The United Auto Workers (UAW) strike has gripped the automotive industry in the United States, with over 12,700 workers remaining on strike for a second day. This coordinated labor action is targeting three major US assembly plants, creating significant disruptions in the production of vehicles like the Ford Bronco, Jeep Wrangler, and Chevrolet Colorado. As negotiations continue, it’s essential to understand the key issues at stake, the demands of the UAW, and the challenges faced by both the union and automakers.
The State of Negotiations
While there is no sign of a breakthrough as of Saturday afternoon, the UAW’s recent statement about the discussions with Ford offers a glimmer of hope. The talks have been described as “reasonably productive,” marking a more positive tone compared to earlier assessments. Ford, in particular, has expressed commitment to reaching an agreement that rewards its workers while ensuring the company’s sustainability.

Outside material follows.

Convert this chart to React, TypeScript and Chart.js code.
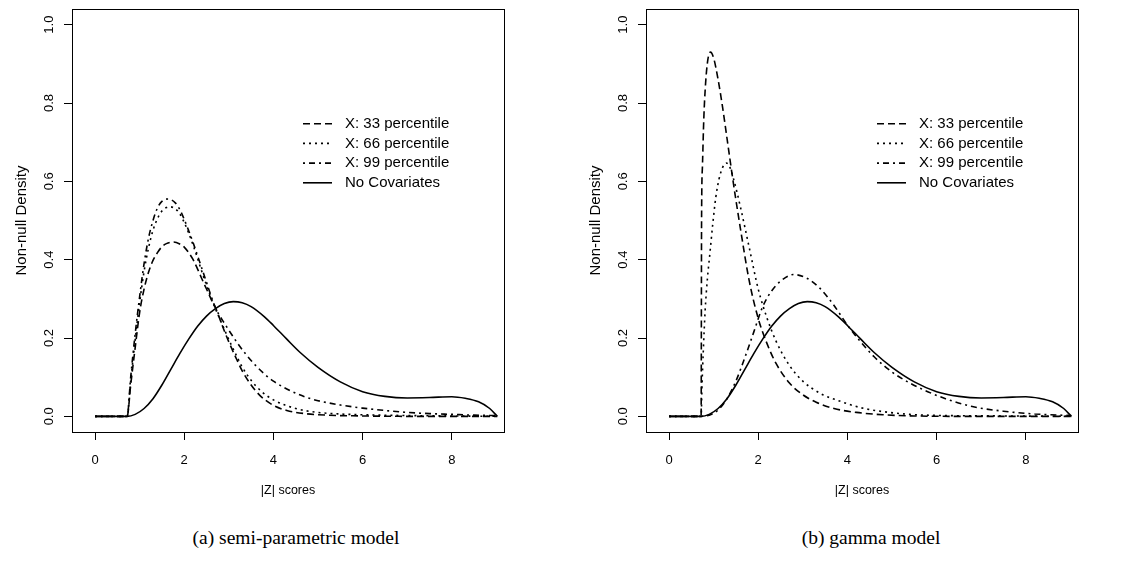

Stellantis’ Proposal and Challenges
Stellantis, the parent company of Chrysler, has made an offer that includes raises of 20% over a four-and-a-half-year contract term, with an immediate 10% hike. This proposal matches those from General Motors and Ford. However, it falls significantly short of the UAW’s demand for a 40% wage increase through 2027, including a 20% immediate raise. Negotiations with Stellantis are set to resume on Monday.
Stellantis’ position regarding the Belvidere, Illinois assembly plant has been a point of contention. The UAW rejected a proposal to resume operations at the facility, citing the company’s condition that an agreement must be reached before the contract’s expiration. This plant was idled in February due to rising electric vehicle production costs, and the UAW accuses Stellantis of using it as a bargaining chip.

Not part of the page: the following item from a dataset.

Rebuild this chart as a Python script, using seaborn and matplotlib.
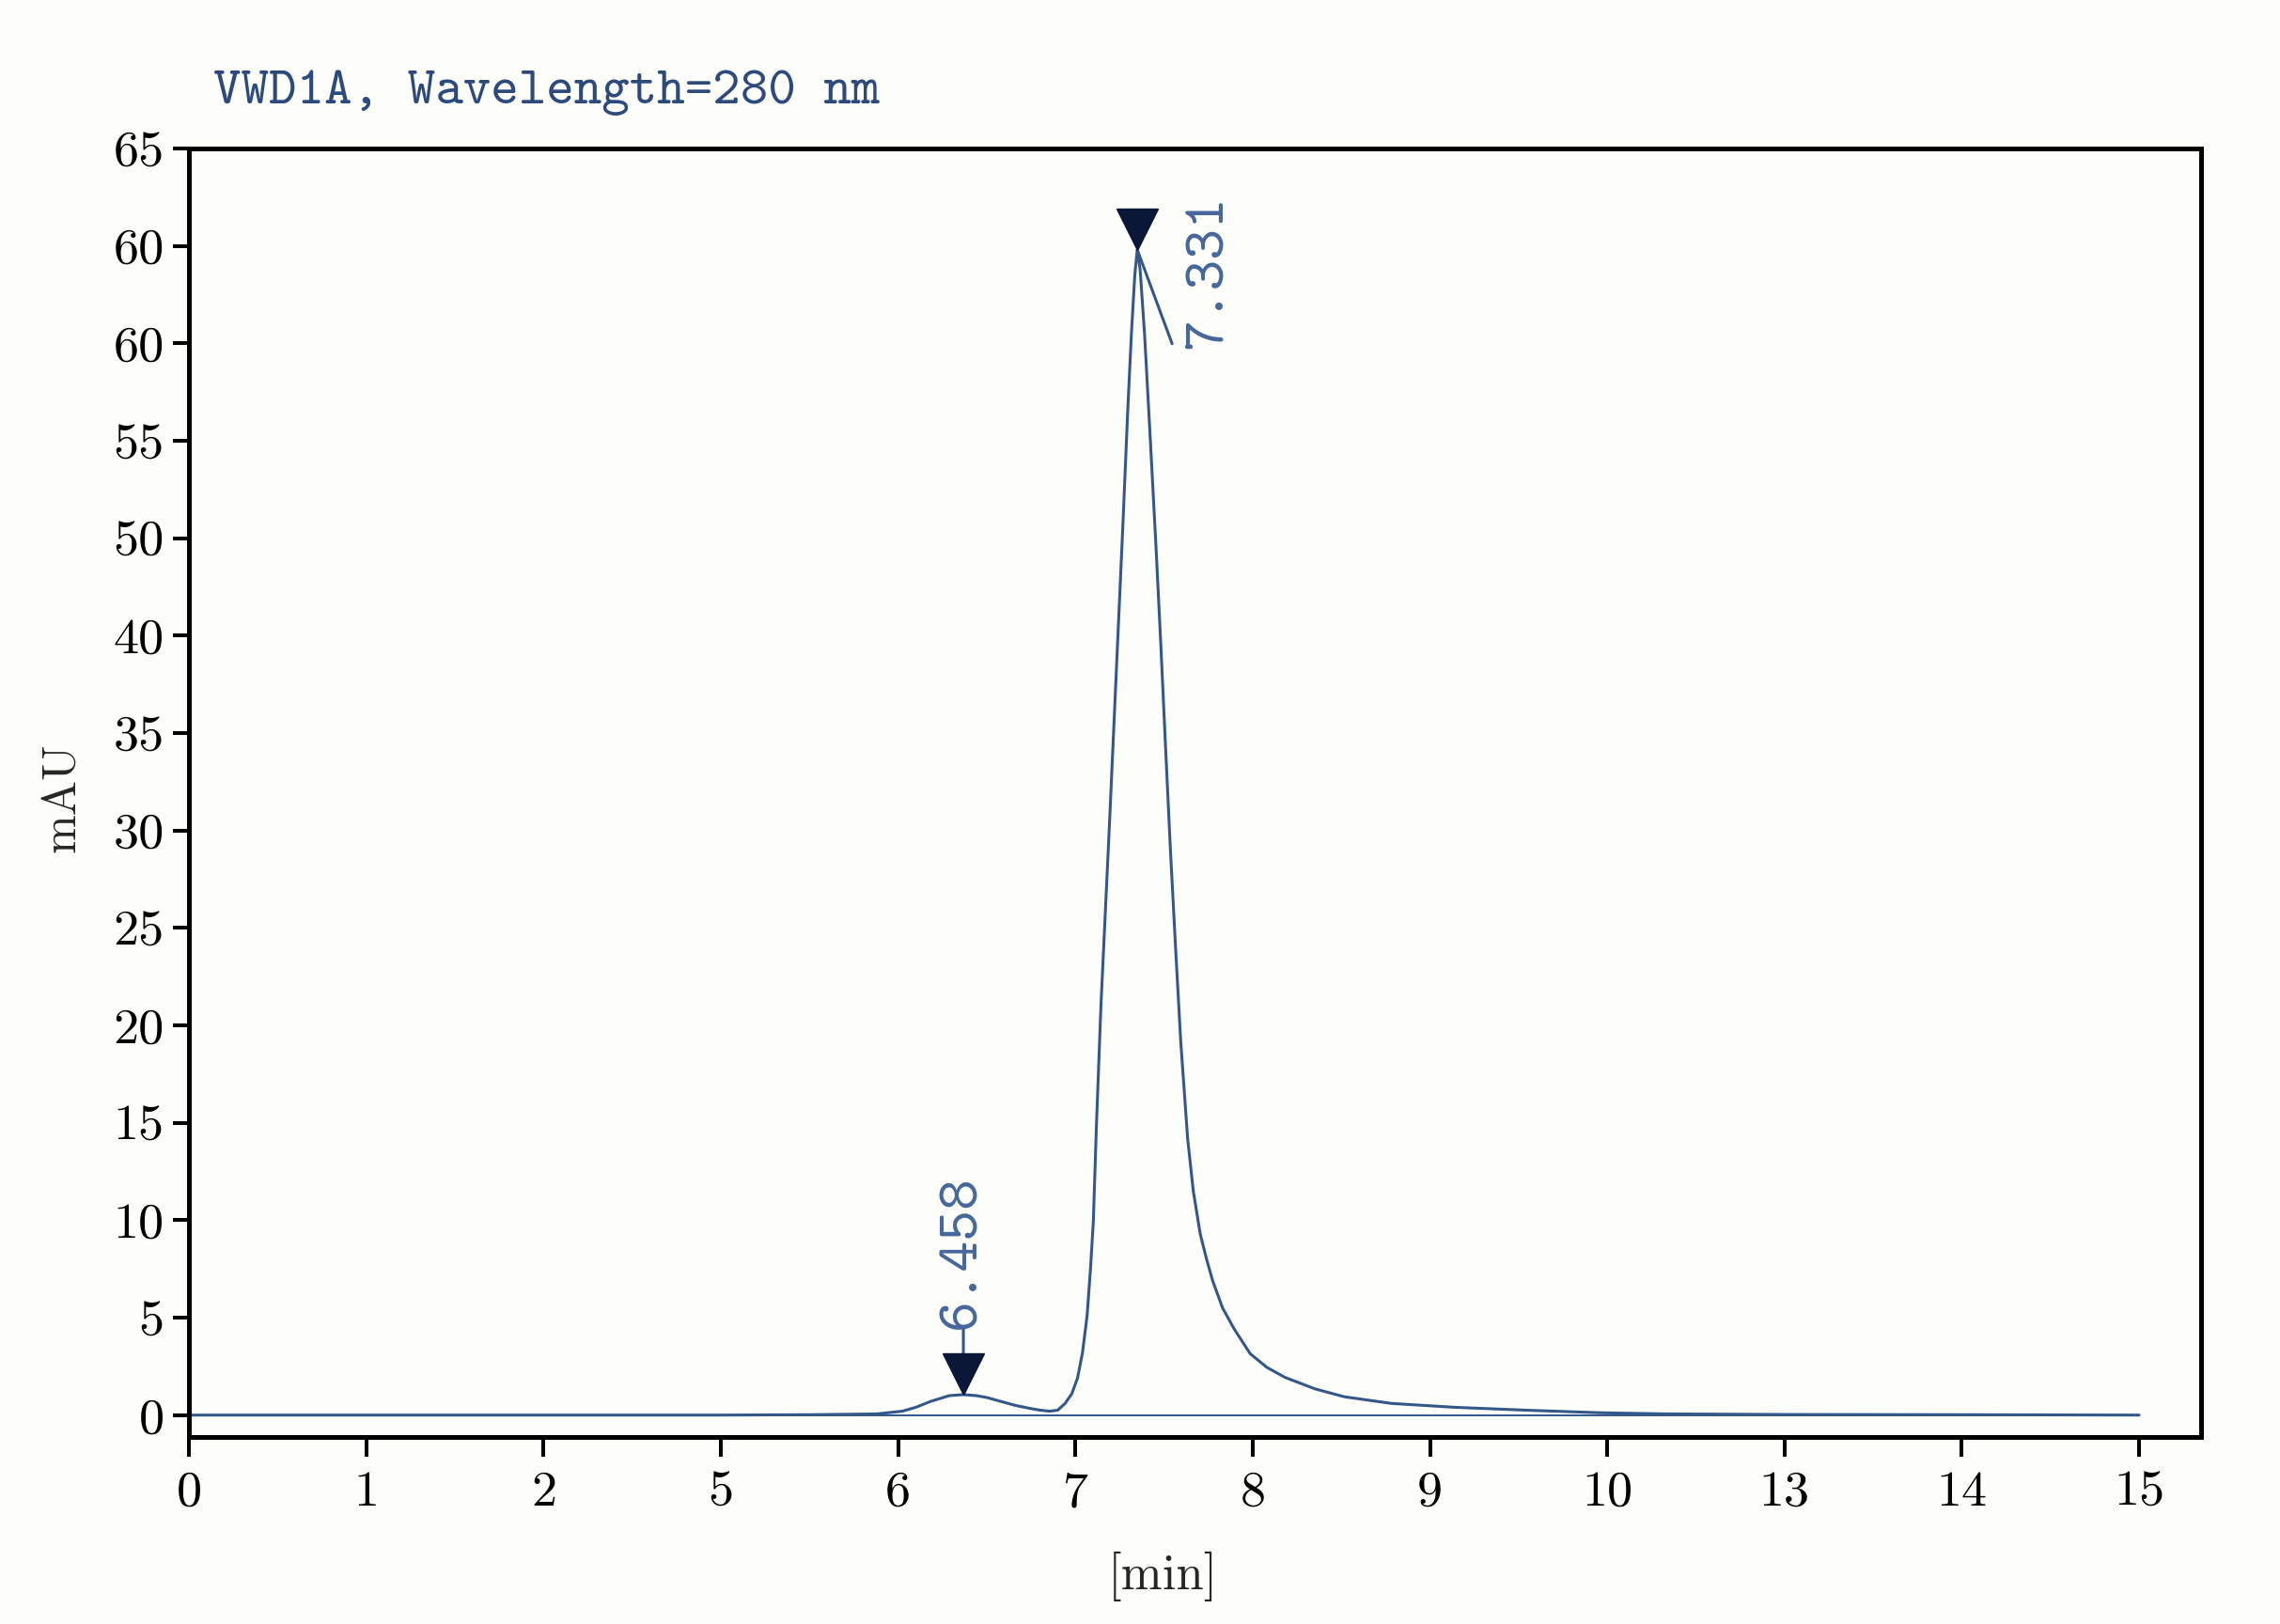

Worker Demands and Automaker Concerns
Aside from higher wages, the UAW is pushing for shorter workweeks, the restoration of defined benefit pensions, stronger job security, and the end of “two-tier” wages. On the other hand, automakers have proposed reducing the time it takes for workers to reach top pay levels from eight to four years. Many of these key demands have faced resistance from the automakers, who argue that they could drive labor costs from the current mid-$60 per hour to over $150 per hour.

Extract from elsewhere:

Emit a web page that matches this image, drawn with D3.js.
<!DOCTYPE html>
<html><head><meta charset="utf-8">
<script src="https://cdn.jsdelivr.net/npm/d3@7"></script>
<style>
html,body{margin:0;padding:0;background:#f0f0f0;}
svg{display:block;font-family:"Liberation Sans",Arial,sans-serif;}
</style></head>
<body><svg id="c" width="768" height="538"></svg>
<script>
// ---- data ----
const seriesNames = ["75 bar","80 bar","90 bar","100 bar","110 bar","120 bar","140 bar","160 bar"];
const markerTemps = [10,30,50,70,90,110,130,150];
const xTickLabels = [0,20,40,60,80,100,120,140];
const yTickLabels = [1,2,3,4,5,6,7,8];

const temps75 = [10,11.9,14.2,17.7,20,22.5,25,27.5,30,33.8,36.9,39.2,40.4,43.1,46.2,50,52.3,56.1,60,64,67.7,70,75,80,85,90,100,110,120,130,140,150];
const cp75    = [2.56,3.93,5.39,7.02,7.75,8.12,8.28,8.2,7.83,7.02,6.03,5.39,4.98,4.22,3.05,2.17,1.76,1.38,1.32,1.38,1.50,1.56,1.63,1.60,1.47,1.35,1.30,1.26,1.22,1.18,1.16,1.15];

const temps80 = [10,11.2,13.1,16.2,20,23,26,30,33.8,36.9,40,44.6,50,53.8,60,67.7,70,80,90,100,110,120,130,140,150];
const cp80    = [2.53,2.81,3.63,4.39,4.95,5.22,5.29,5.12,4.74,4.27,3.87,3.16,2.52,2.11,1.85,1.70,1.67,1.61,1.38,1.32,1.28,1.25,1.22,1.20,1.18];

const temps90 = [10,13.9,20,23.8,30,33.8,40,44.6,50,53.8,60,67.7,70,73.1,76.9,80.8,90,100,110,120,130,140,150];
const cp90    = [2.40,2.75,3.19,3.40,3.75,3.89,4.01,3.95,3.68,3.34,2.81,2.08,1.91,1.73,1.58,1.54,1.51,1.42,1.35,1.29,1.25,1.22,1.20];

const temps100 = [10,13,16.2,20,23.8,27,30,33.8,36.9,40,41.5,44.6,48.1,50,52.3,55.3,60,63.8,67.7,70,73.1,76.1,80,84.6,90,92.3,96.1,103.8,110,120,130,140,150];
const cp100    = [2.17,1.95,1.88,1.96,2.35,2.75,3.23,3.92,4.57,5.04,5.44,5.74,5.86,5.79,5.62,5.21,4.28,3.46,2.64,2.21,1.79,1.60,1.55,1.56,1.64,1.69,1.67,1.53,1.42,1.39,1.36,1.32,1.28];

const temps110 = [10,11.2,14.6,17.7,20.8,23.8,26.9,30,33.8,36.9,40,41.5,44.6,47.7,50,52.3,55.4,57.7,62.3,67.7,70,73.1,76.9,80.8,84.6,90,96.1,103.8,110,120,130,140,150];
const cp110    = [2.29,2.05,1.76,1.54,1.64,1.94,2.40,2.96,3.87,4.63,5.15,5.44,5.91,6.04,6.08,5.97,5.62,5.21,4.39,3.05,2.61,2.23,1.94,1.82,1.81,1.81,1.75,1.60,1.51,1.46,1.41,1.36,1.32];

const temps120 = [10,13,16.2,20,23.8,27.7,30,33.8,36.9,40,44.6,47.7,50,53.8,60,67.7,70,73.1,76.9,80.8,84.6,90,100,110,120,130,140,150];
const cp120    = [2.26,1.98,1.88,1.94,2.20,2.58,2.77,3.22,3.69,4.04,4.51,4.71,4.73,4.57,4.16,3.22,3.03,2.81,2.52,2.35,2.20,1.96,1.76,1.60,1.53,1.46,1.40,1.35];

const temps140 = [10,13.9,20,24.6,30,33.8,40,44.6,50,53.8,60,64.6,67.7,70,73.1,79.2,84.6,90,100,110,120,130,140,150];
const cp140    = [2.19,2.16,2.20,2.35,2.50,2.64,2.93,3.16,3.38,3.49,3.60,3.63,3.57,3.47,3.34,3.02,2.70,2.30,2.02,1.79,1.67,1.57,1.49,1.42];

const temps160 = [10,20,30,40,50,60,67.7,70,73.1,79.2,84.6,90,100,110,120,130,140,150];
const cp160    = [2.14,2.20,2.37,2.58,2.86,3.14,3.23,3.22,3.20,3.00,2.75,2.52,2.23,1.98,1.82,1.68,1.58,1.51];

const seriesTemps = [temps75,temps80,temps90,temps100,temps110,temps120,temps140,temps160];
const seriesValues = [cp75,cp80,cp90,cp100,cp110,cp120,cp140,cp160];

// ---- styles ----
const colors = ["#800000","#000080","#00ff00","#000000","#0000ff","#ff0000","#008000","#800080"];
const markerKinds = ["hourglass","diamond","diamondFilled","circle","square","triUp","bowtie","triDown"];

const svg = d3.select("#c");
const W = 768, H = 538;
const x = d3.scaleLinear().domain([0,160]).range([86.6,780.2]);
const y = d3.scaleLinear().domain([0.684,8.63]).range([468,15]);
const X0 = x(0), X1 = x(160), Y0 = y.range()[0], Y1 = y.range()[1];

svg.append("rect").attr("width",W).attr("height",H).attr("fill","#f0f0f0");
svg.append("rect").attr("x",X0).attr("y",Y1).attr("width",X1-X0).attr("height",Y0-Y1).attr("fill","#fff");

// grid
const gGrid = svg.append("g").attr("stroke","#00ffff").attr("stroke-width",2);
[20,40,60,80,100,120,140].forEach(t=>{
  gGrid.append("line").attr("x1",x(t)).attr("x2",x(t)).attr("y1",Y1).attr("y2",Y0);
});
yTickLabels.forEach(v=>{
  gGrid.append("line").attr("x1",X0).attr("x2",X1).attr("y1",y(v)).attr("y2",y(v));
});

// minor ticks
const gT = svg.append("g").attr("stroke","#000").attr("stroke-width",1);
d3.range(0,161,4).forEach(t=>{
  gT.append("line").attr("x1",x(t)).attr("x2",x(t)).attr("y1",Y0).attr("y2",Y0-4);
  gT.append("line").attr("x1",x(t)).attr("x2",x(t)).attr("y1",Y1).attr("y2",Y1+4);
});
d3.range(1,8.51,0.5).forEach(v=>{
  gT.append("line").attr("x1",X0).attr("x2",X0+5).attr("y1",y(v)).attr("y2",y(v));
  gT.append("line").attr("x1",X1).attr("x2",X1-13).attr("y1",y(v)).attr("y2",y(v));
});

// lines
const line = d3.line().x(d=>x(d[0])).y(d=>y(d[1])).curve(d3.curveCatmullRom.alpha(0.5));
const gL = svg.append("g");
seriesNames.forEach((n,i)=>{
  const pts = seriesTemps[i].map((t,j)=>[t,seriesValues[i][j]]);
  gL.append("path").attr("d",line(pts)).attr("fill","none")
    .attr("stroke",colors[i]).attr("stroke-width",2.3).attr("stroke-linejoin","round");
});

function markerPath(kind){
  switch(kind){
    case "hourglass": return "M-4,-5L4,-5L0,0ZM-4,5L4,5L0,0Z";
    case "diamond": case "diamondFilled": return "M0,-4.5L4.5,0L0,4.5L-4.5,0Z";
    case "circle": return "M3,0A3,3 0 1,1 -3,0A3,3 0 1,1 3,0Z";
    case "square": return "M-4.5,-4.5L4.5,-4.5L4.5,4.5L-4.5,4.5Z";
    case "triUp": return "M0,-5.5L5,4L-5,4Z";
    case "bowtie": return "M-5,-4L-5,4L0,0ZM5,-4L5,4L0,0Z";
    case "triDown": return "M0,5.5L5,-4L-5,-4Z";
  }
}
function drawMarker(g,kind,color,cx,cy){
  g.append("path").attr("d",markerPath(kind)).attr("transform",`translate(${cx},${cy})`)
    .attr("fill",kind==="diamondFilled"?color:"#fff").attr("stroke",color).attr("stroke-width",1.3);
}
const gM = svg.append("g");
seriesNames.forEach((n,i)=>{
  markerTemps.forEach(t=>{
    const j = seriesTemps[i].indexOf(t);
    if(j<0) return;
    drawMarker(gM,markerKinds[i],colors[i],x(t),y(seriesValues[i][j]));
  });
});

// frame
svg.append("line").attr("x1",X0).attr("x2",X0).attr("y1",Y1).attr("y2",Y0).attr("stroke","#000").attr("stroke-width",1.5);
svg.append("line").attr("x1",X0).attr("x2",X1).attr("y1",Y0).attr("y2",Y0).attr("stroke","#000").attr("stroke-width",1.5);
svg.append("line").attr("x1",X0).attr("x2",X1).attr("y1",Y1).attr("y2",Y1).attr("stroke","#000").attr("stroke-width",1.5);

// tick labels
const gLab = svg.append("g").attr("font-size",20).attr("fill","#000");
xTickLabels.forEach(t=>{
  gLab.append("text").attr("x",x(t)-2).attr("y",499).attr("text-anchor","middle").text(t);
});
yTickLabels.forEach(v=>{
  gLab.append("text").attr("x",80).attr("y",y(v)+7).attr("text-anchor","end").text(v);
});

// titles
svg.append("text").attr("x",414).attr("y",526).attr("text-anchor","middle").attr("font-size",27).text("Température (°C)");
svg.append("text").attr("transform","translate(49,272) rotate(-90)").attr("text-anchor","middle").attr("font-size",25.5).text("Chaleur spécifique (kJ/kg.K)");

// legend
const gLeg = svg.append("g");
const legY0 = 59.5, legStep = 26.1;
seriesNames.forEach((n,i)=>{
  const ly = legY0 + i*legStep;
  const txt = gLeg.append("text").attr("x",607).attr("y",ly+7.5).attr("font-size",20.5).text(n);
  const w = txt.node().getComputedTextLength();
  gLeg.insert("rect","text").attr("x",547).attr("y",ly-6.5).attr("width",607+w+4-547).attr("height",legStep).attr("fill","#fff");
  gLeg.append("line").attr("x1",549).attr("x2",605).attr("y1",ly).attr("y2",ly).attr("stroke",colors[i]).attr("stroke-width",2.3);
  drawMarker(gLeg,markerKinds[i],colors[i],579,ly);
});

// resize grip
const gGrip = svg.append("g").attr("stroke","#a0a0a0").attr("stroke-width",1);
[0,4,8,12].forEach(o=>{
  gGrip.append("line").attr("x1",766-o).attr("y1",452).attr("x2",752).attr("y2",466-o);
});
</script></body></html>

Both General Motors and Ford have expressed concerns about the financial implications of the UAW’s wage and benefits proposals. GM estimates a cost of $100 billion, while Ford’s CEO, Jim Farley, has gone as far as saying that a 40% wage hike could “put us out of business.”
The Impact Beyond the Negotiating Table
The strike has already had significant repercussions. Ford recently announced the indefinite layoff of 600 workers at a Michigan plant responsible for producing the popular Bronco SUV. General Motors has informed 2,000 workers at a Kansas car plant that their factory may shut down due to a lack of parts, stemming from a strike at a Missouri plant. These developments are putting additional pressure on the UAW to negotiate effectively.
President Biden’s Call for Fairness
President Joe Biden, who faces re-election next year, has weighed in on the strike, urging auto companies to reward workers justly as executive salaries continue to rise. He believes that record corporate profits should translate into equitable contracts for workers, a sentiment that resonates with many UAW members.
The UAW strike underscores the complex dynamics between labor unions and automakers in the US auto industry. As negotiations continue, the outcome will not only shape the future of American auto workers but also influence the direction of the industry as it navigates the transition to electric vehicles. The challenges are significant, but finding common ground is essential for the sake of both the workers and the companies involved.